▶ _To be done_: Set down, exactly as written, the lines from the top of the data to the line that holds "800, 900, 1000]", and omit the pictures.

▶ _Collected data_:
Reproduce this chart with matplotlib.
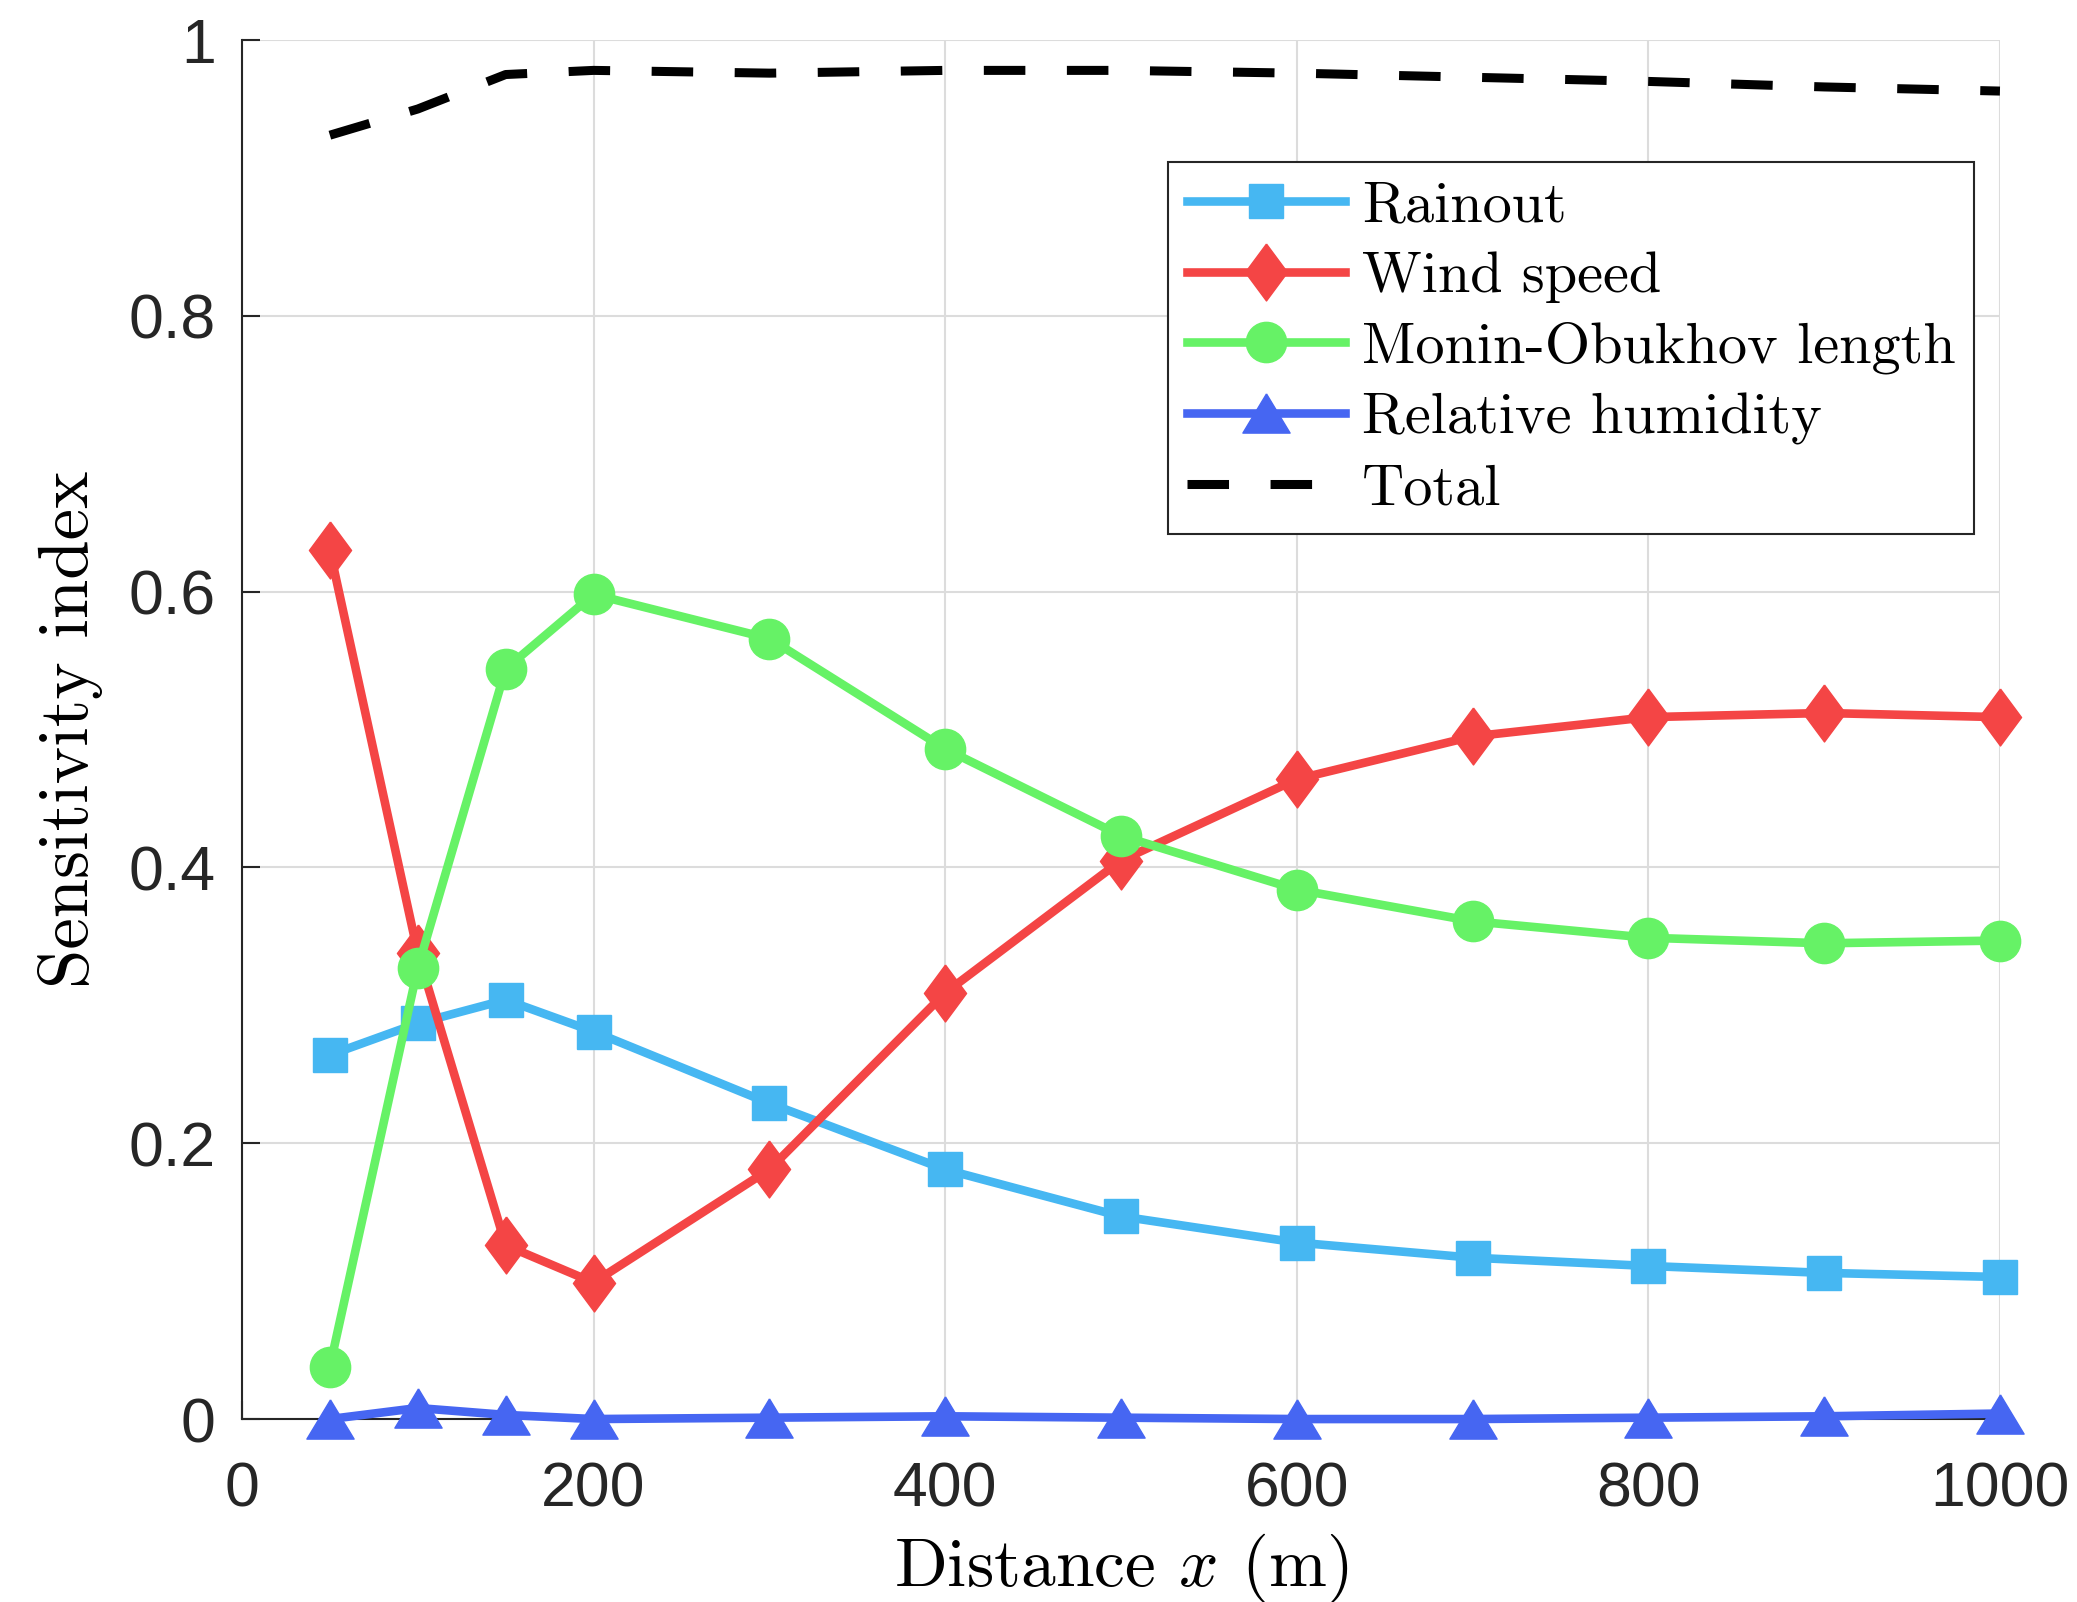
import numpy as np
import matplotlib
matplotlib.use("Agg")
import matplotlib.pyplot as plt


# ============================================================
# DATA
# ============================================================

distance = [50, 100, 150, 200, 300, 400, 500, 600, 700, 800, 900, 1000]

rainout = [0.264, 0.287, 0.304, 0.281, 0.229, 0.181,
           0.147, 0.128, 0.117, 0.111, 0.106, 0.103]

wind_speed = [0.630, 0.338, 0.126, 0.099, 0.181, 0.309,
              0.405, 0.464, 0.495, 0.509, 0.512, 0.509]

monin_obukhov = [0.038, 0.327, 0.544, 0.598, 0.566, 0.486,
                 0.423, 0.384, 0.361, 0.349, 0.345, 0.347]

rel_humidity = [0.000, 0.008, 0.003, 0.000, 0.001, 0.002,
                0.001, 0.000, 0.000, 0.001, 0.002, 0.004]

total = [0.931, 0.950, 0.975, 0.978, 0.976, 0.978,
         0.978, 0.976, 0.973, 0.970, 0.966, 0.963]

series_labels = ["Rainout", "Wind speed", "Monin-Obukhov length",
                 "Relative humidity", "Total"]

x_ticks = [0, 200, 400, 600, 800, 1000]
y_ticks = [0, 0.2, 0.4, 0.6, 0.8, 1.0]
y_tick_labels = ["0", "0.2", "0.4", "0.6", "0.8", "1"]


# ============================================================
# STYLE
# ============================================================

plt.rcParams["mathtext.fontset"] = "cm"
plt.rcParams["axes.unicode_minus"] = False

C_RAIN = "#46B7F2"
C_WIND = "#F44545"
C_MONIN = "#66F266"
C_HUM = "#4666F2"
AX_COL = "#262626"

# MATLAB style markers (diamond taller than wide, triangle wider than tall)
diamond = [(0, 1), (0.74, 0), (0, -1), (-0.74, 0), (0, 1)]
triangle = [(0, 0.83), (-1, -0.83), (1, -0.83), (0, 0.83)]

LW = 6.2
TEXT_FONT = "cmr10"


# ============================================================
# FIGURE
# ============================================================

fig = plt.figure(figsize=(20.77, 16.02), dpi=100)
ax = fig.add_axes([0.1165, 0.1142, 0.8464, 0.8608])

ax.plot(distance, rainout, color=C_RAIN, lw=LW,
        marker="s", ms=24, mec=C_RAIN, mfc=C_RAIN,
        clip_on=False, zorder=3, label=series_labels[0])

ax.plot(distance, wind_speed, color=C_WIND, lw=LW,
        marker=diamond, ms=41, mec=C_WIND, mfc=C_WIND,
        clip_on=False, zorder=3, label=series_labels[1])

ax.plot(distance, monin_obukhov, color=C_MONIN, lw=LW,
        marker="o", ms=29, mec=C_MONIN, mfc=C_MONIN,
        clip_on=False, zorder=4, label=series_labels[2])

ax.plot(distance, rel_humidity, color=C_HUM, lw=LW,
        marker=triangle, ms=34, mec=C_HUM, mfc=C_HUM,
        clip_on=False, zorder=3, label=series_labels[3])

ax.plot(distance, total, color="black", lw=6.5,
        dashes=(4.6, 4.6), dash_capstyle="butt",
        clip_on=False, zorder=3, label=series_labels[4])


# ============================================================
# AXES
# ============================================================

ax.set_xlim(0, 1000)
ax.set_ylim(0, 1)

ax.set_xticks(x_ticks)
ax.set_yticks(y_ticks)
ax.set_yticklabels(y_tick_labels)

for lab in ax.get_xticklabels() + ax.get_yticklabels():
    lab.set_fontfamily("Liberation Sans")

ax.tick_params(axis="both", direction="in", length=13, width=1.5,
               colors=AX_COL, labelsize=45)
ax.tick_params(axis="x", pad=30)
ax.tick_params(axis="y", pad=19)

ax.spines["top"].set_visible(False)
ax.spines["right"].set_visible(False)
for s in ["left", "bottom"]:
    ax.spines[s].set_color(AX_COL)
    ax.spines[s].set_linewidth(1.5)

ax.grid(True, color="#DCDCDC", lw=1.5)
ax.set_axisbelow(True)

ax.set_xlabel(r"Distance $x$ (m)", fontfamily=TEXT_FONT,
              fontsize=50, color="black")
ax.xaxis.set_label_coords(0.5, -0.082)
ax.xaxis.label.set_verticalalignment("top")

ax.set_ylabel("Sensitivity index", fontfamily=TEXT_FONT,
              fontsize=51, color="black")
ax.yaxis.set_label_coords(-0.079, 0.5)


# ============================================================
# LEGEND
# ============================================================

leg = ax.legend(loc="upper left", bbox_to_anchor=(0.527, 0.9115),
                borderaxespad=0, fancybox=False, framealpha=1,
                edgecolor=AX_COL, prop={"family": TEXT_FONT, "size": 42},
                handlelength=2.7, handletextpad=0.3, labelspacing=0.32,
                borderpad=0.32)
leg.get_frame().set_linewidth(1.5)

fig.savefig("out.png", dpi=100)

▶ _Response to the exercise_:
Reproduce this chart with matplotlib.
import numpy as np
import matplotlib
matplotlib.use("Agg")
import matplotlib.pyplot as plt


# ============================================================
# DATA
# ============================================================

distance = [50, 100, 150, 200, 300, 400, 500, 600, 700, 800, 900, 1000]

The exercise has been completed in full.